Embora possamos não ter uma ditadura como a do século XX, teremos um aumento cada vez maior de medidas de exceção e de autoritarismo líquido. Agora já se anunciam restrições ao direito de reunião, de expressão, de manifestação política. Bolsonaro vai praticar o máximo de totalitarismo que a política lhe permitir, a resistência coletiva é a única forma de impedir o avanço deste processo. Pedro Serrano concluiu reafirmando que este processo não é novo, a sociedade não acordou a tempo de barrar o esvaziamento do Direito do processo penal que começou em relação ao traficante e acabou se expandindo, desaguando numa onda autoritária. A luta anti-corrupção resultante não extinguiu a corrupção e não passou de uma estratégia perversa para eliminar opositores políticos, como em tantos momentos passados na nossa história.



[i] Esta fala está reproduzida integralmente em vídeo no site do Departamento de Psicanálise no link: http://www.sedes.org.br/Departamentos/Psicanalise/index.php?mpg=07.08.03&acao=ver&id=100&pg=

[ii] Pela equipe editorial deste Boletim.

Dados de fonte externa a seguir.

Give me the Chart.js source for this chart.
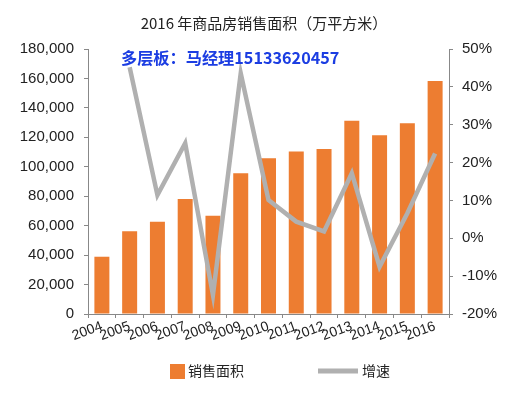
<!DOCTYPE html>
<html>
<head>
<meta charset="utf-8">
<script src="https://cdn.jsdelivr.net/npm/chart.js@4"></script>
<style>
  html, body { margin: 0; padding: 0; background: #fff; }
  #wrap { position: relative; width: 528px; height: 398px; }
  #mark {
    position: absolute; left: 121px; top: 47px;
    font: bold 16.2px "Noto Sans CJK SC", sans-serif; line-height: 20px;
    color: #1b3de2; white-space: nowrap;
  }
</style>
</head>
<body>
<div id="wrap">
  <canvas id="chart" width="528" height="398"></canvas>
  <div id="mark">多层板：马经理15133620457</div>
</div>
<script>
const years = ['2004', '2005', '2006', '2007', '2008', '2009', '2010', '2011', '2012', '2013', '2014', '2015', '2016'];
const salesArea = [38900, 56200, 62700, 78100, 66800, 95600, 105800, 110300, 112100, 131300, 121400, 129500, 158300];
const growth = [null, 45.2, 11.4, 25.1, -15.0, 43.6, 10.1, 4.4, 1.8, 17.2, -7.5, 6.6, 22.4];

const tickFont = { family: '"Liberation Sans", Arial, sans-serif', size: 15 };

function formatNumber(num) {
  return num.toString().replace(/\B(?=(\d{3})+(?!\d))/g, ',');
}

// legend drawn by hand so the spacing can match the original
const bottomLegend = {
  id: 'bottomLegend',
  afterDraw(chart) {
    const ctx = chart.ctx;
    const bar = chart.data.datasets[1];
    const line = chart.data.datasets[0];
    const y = 371;
    ctx.save();
    ctx.font = '14px "Noto Sans CJK SC", sans-serif';
    ctx.textBaseline = 'middle';
    ctx.fillStyle = bar.backgroundColor;
    ctx.fillRect(170, y - 7, 15, 15);
    ctx.fillStyle = '#222';
    ctx.fillText(bar.label, 188, y);
    ctx.strokeStyle = line.borderColor;
    ctx.lineWidth = 5;
    ctx.beginPath();
    ctx.moveTo(318, y);
    ctx.lineTo(358, y);
    ctx.stroke();
    ctx.fillStyle = '#222';
    ctx.fillText(line.label, 362, y);
    ctx.restore();
  }
};

new Chart(document.getElementById('chart'), {
  data: {
    labels: years,
    datasets: [
      {
        type: 'line',
        label: '增速',
        data: growth,
        yAxisID: 'y1',
        borderColor: '#b0b0b0',
        borderWidth: 4.5,
        pointRadius: 0,
        tension: 0,
        order: 0,
      },
      {
        type: 'bar',
        label: '销售面积',
        data: salesArea,
        yAxisID: 'y',
        backgroundColor: '#ed7d31',
        barPercentage: 0.54,
        categoryPercentage: 1,
        order: 1,
      },
    ],
  },
  options: {
    responsive: false,
    animation: false,
    layout: { padding: { left: 0, right: 0, top: 0, bottom: 54 } },
    plugins: {
      legend: { display: false },
      tooltip: { enabled: false },
      title: {
        display: true,
        text: '2016 年商品房销售面积（万平方米）',
        color: '#222',
        font: { family: '"Noto Sans CJK SC", sans-serif', size: 15, weight: 'normal' },
        padding: { top: 14, bottom: 17 },
      },
    },
    scales: {
      x: {
        offset: true,
        grid: { drawOnChartArea: false, offset: true, tickLength: 4, color: '#888' },
        border: { color: '#888' },
        ticks: {
          color: '#222',
          font: { family: tickFont.family, size: 14 },
          autoSkip: false,
          minRotation: 20,
          maxRotation: 20,
          padding: 0,
        },
        afterFit(scale) { scale.height = 30; },
      },
      y: {
        position: 'left',
        min: 0,
        max: 180000,
        grid: { drawOnChartArea: false, tickLength: 4, color: '#888' },
        border: { color: '#888' },
        ticks: { stepSize: 20000, color: '#222', font: tickFont, padding: 10, callback: v => formatNumber(v) },
        afterFit(scale) { scale.width = 88; },
      },
      y1: {
        position: 'right',
        min: -20,
        max: 50,
        grid: { drawOnChartArea: false, tickLength: 4, color: '#888' },
        border: { color: '#888' },
        ticks: { stepSize: 10, color: '#222', font: tickFont, padding: 9, callback: v => v + '%' },
        afterFit(scale) { scale.width = 79; },
      },
    },
  },
  plugins: [bottomLegend],
});
</script>
</body>
</html>
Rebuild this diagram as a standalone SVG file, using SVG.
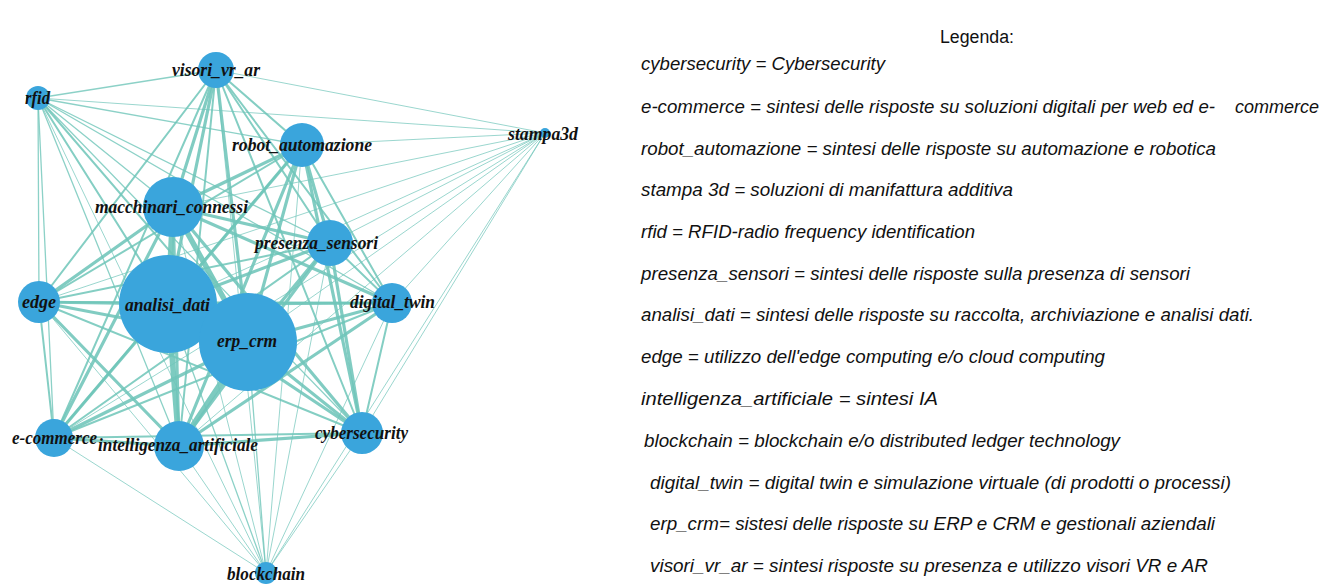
<svg xmlns="http://www.w3.org/2000/svg" width="1327" height="586" viewBox="0 0 1327 586">
<style>
.bg{fill:#ffffff}
#edges line{stroke:#6fc5b9;stroke-linecap:round}
.x{stroke-width:5.5;stroke-opacity:.9}
.t{stroke-width:3.2;stroke-opacity:.88}
.m{stroke-width:2;stroke-opacity:.85}
.s{stroke-width:1.3;stroke-opacity:.8}
.h{stroke-width:1;stroke-opacity:.7}
.node circle{fill:#3aa5dc}
.node text{font-family:"Liberation Serif","Times New Roman",serif;font-style:italic;font-weight:bold;font-size:18.5px;fill:#111;text-anchor:start}
.leg{font-family:"Liberation Sans",Arial,sans-serif;font-style:italic;font-size:18px;fill:#111}
.legt{font-family:"Liberation Sans",Arial,sans-serif;font-size:18px;fill:#111}
</style>
<rect class="bg" x="0" y="0" width="1327" height="586"/>
<g id="edges">
<line class="x" x1="168" y1="304" x2="248" y2="342"/>
<line class="x" x1="168" y1="304" x2="173" y2="207"/>
<line class="x" x1="248" y1="342" x2="173" y2="207"/>
<line class="x" x1="168" y1="304" x2="179" y2="446"/>
<line class="x" x1="248" y1="342" x2="179" y2="446"/>
<line class="t" x1="168" y1="304" x2="330" y2="243"/>
<line class="t" x1="248" y1="342" x2="330" y2="243"/>
<line class="t" x1="168" y1="304" x2="302" y2="145"/>
<line class="t" x1="248" y1="342" x2="302" y2="145"/>
<line class="t" x1="168" y1="304" x2="362" y2="433"/>
<line class="t" x1="248" y1="342" x2="362" y2="433"/>
<line class="t" x1="168" y1="304" x2="392" y2="303"/>
<line class="t" x1="248" y1="342" x2="392" y2="303"/>
<line class="t" x1="168" y1="304" x2="39" y2="302"/>
<line class="t" x1="248" y1="342" x2="39" y2="302"/>
<line class="t" x1="168" y1="304" x2="54" y2="438"/>
<line class="t" x1="248" y1="342" x2="54" y2="438"/>
<line class="t" x1="168" y1="304" x2="216" y2="70"/>
<line class="t" x1="248" y1="342" x2="216" y2="70"/>
<line class="t" x1="173" y1="207" x2="179" y2="446"/>
<line class="t" x1="173" y1="207" x2="330" y2="243"/>
<line class="t" x1="173" y1="207" x2="302" y2="145"/>
<line class="t" x1="173" y1="207" x2="362" y2="433"/>
<line class="t" x1="173" y1="207" x2="392" y2="303"/>
<line class="t" x1="173" y1="207" x2="39" y2="302"/>
<line class="t" x1="173" y1="207" x2="54" y2="438"/>
<line class="t" x1="173" y1="207" x2="216" y2="70"/>
<line class="t" x1="179" y1="446" x2="330" y2="243"/>
<line class="t" x1="179" y1="446" x2="302" y2="145"/>
<line class="t" x1="179" y1="446" x2="362" y2="433"/>
<line class="t" x1="179" y1="446" x2="392" y2="303"/>
<line class="t" x1="179" y1="446" x2="39" y2="302"/>
<line class="t" x1="179" y1="446" x2="54" y2="438"/>
<line class="m" x1="179" y1="446" x2="216" y2="70"/>
<line class="t" x1="330" y1="243" x2="302" y2="145"/>
<line class="t" x1="330" y1="243" x2="362" y2="433"/>
<line class="m" x1="330" y1="243" x2="392" y2="303"/>
<line class="m" x1="330" y1="243" x2="39" y2="302"/>
<line class="m" x1="330" y1="243" x2="54" y2="438"/>
<line class="m" x1="330" y1="243" x2="216" y2="70"/>
<line class="t" x1="302" y1="145" x2="362" y2="433"/>
<line class="m" x1="302" y1="145" x2="392" y2="303"/>
<line class="m" x1="302" y1="145" x2="39" y2="302"/>
<line class="m" x1="302" y1="145" x2="54" y2="438"/>
<line class="m" x1="302" y1="145" x2="216" y2="70"/>
<line class="m" x1="362" y1="433" x2="392" y2="303"/>
<line class="m" x1="362" y1="433" x2="39" y2="302"/>
<line class="m" x1="362" y1="433" x2="54" y2="438"/>
<line class="m" x1="362" y1="433" x2="216" y2="70"/>
<line class="m" x1="392" y1="303" x2="39" y2="302"/>
<line class="m" x1="392" y1="303" x2="54" y2="438"/>
<line class="m" x1="392" y1="303" x2="216" y2="70"/>
<line class="m" x1="39" y1="302" x2="54" y2="438"/>
<line class="m" x1="39" y1="302" x2="216" y2="70"/>
<line class="m" x1="54" y1="438" x2="216" y2="70"/>
<line class="m" x1="38" y1="98" x2="168" y2="304"/>
<line class="m" x1="38" y1="98" x2="248" y2="342"/>
<line class="s" x1="38" y1="98" x2="173" y2="207"/>
<line class="s" x1="38" y1="98" x2="179" y2="446"/>
<line class="s" x1="38" y1="98" x2="330" y2="243"/>
<line class="s" x1="38" y1="98" x2="302" y2="145"/>
<line class="s" x1="38" y1="98" x2="362" y2="433"/>
<line class="s" x1="38" y1="98" x2="392" y2="303"/>
<line class="s" x1="38" y1="98" x2="39" y2="302"/>
<line class="s" x1="38" y1="98" x2="54" y2="438"/>
<line class="s" x1="38" y1="98" x2="216" y2="70"/>
<line class="h" x1="545" y1="133" x2="168" y2="304"/>
<line class="h" x1="545" y1="133" x2="248" y2="342"/>
<line class="h" x1="545" y1="133" x2="173" y2="207"/>
<line class="h" x1="545" y1="133" x2="179" y2="446"/>
<line class="h" x1="545" y1="133" x2="330" y2="243"/>
<line class="h" x1="545" y1="133" x2="302" y2="145"/>
<line class="h" x1="545" y1="133" x2="362" y2="433"/>
<line class="h" x1="545" y1="133" x2="392" y2="303"/>
<line class="h" x1="545" y1="133" x2="39" y2="302"/>
<line class="h" x1="545" y1="133" x2="54" y2="438"/>
<line class="h" x1="545" y1="133" x2="216" y2="70"/>
<line class="h" x1="545" y1="133" x2="38" y2="98"/>
<line class="h" x1="545" y1="133" x2="266" y2="573"/>
<line class="s" x1="266" y1="573" x2="168" y2="304"/>
<line class="s" x1="266" y1="573" x2="248" y2="342"/>
<line class="h" x1="266" y1="573" x2="173" y2="207"/>
<line class="h" x1="266" y1="573" x2="179" y2="446"/>
<line class="h" x1="266" y1="573" x2="330" y2="243"/>
<line class="h" x1="266" y1="573" x2="302" y2="145"/>
<line class="h" x1="266" y1="573" x2="362" y2="433"/>
<line class="h" x1="266" y1="573" x2="392" y2="303"/>
<line class="h" x1="266" y1="573" x2="39" y2="302"/>
<line class="h" x1="266" y1="573" x2="54" y2="438"/>
<line class="h" x1="266" y1="573" x2="216" y2="70"/>
<line class="h" x1="266" y1="573" x2="38" y2="98"/>
</g>
<g id="n-visori" class="node"><circle cx="216" cy="70" r="18"/><text x="172" y="76" textLength="88" lengthAdjust="spacingAndGlyphs">visori_vr_ar</text></g>
<g id="n-rfid" class="node"><circle cx="38" cy="98" r="12"/><text x="25" y="104" textLength="25" lengthAdjust="spacingAndGlyphs">rfid</text></g>
<g id="n-robot" class="node"><circle cx="302" cy="145" r="22"/><text x="232" y="151" textLength="140" lengthAdjust="spacingAndGlyphs">robot_automazione</text></g>
<g id="n-stampa" class="node"><circle cx="545" cy="133" r="5"/><text x="508" y="140" textLength="70" lengthAdjust="spacingAndGlyphs">stampa3d</text></g>
<g id="n-macchinari" class="node"><circle cx="173" cy="207" r="30"/><text x="95" y="213" textLength="153" lengthAdjust="spacingAndGlyphs">macchinari_connessi</text></g>
<g id="n-presenza" class="node"><circle cx="330" cy="243" r="23"/><text x="255" y="249" textLength="123" lengthAdjust="spacingAndGlyphs">presenza_sensori</text></g>
<g id="n-edge" class="node"><circle cx="39" cy="302" r="21"/><text x="22" y="308" textLength="34" lengthAdjust="spacingAndGlyphs">edge</text></g>
<g id="n-analisi" class="node"><circle cx="168" cy="304" r="49"/><text x="125" y="311" textLength="85" lengthAdjust="spacingAndGlyphs">analisi_dati</text></g>
<g id="n-erp" class="node"><circle cx="248" cy="342" r="49"/><text x="217" y="347" textLength="60" lengthAdjust="spacingAndGlyphs">erp_crm</text></g>
<g id="n-digital" class="node"><circle cx="392" cy="303" r="20"/><text x="350" y="308" textLength="85" lengthAdjust="spacingAndGlyphs">digital_twin</text></g>
<g id="n-ecommerce" class="node"><circle cx="54" cy="438" r="19"/><text x="12" y="444" textLength="85" lengthAdjust="spacingAndGlyphs">e-commerce</text></g>
<g id="n-ia" class="node"><circle cx="179" cy="446" r="25"/><text x="98" y="451" textLength="160" lengthAdjust="spacingAndGlyphs">intelligenza_artificiale</text></g>
<g id="n-cyber" class="node"><circle cx="362" cy="433" r="21"/><text x="315" y="439" textLength="93" lengthAdjust="spacingAndGlyphs">cybersecurity</text></g>
<g id="n-blockchain" class="node"><circle cx="266" cy="573" r="11"/><text x="227" y="580" textLength="78" lengthAdjust="spacingAndGlyphs">blockchain</text></g>
<g id="legend">
<text class="legt" x="940" y="43" textLength="74" lengthAdjust="spacingAndGlyphs">Legenda:</text>
<text class="leg" x="641" y="70" textLength="244" lengthAdjust="spacingAndGlyphs">cybersecurity = Cybersecurity</text>
<text class="leg" x="641" y="113" textLength="574" lengthAdjust="spacingAndGlyphs">e-commerce = sintesi delle risposte su soluzioni digitali per web ed e-</text>
<text class="leg" x="1235" y="113" textLength="84" lengthAdjust="spacingAndGlyphs">commerce</text>
<text class="leg" x="641" y="155" textLength="575" lengthAdjust="spacingAndGlyphs">robot_automazione = sintesi delle risposte su automazione e robotica</text>
<text class="leg" x="641" y="196" textLength="372" lengthAdjust="spacingAndGlyphs">stampa 3d = soluzioni di manifattura additiva</text>
<text class="leg" x="641" y="238" textLength="334" lengthAdjust="spacingAndGlyphs">rfid = RFID-radio frequency identification</text>
<text class="leg" x="641" y="280" textLength="549" lengthAdjust="spacingAndGlyphs">presenza_sensori = sintesi delle risposte sulla presenza di sensori</text>
<text class="leg" x="641" y="321" textLength="613" lengthAdjust="spacingAndGlyphs">analisi_dati = sintesi delle risposte su raccolta, archiviazione e analisi dati.</text>
<text class="leg" x="641" y="363" textLength="464" lengthAdjust="spacingAndGlyphs">edge = utilizzo dell'edge computing e/o cloud computing</text>
<text class="leg" x="641" y="405" textLength="297" lengthAdjust="spacingAndGlyphs">intelligenza_artificiale = sintesi IA</text>
<text class="leg" x="644" y="447" textLength="476" lengthAdjust="spacingAndGlyphs">blockchain = blockchain e/o distributed ledger technology</text>
<text class="leg" x="650" y="489" textLength="581" lengthAdjust="spacingAndGlyphs">digital_twin = digital twin e simulazione virtuale (di prodotti o processi)</text>
<text class="leg" x="650" y="530" textLength="565" lengthAdjust="spacingAndGlyphs">erp_crm= sistesi delle risposte su ERP e CRM e gestionali aziendali</text>
<text class="leg" x="650" y="572" textLength="558" lengthAdjust="spacingAndGlyphs">visori_vr_ar = sintesi risposte su presenza e utilizzo visori VR e AR</text>
</g>
</svg>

[iii] No ensaio Necropolítica (Espanha: Melusina, 2011), Achille Mbembe pressupõe que a expressão máxima da soberania reside, em grande medida, no poder e na capacidade de ditar quem pode viver e quem deve morrer. Exercitar a soberania é exercer controle sobre a mortalidade e definir a vida como a implantação e manifestação de poder.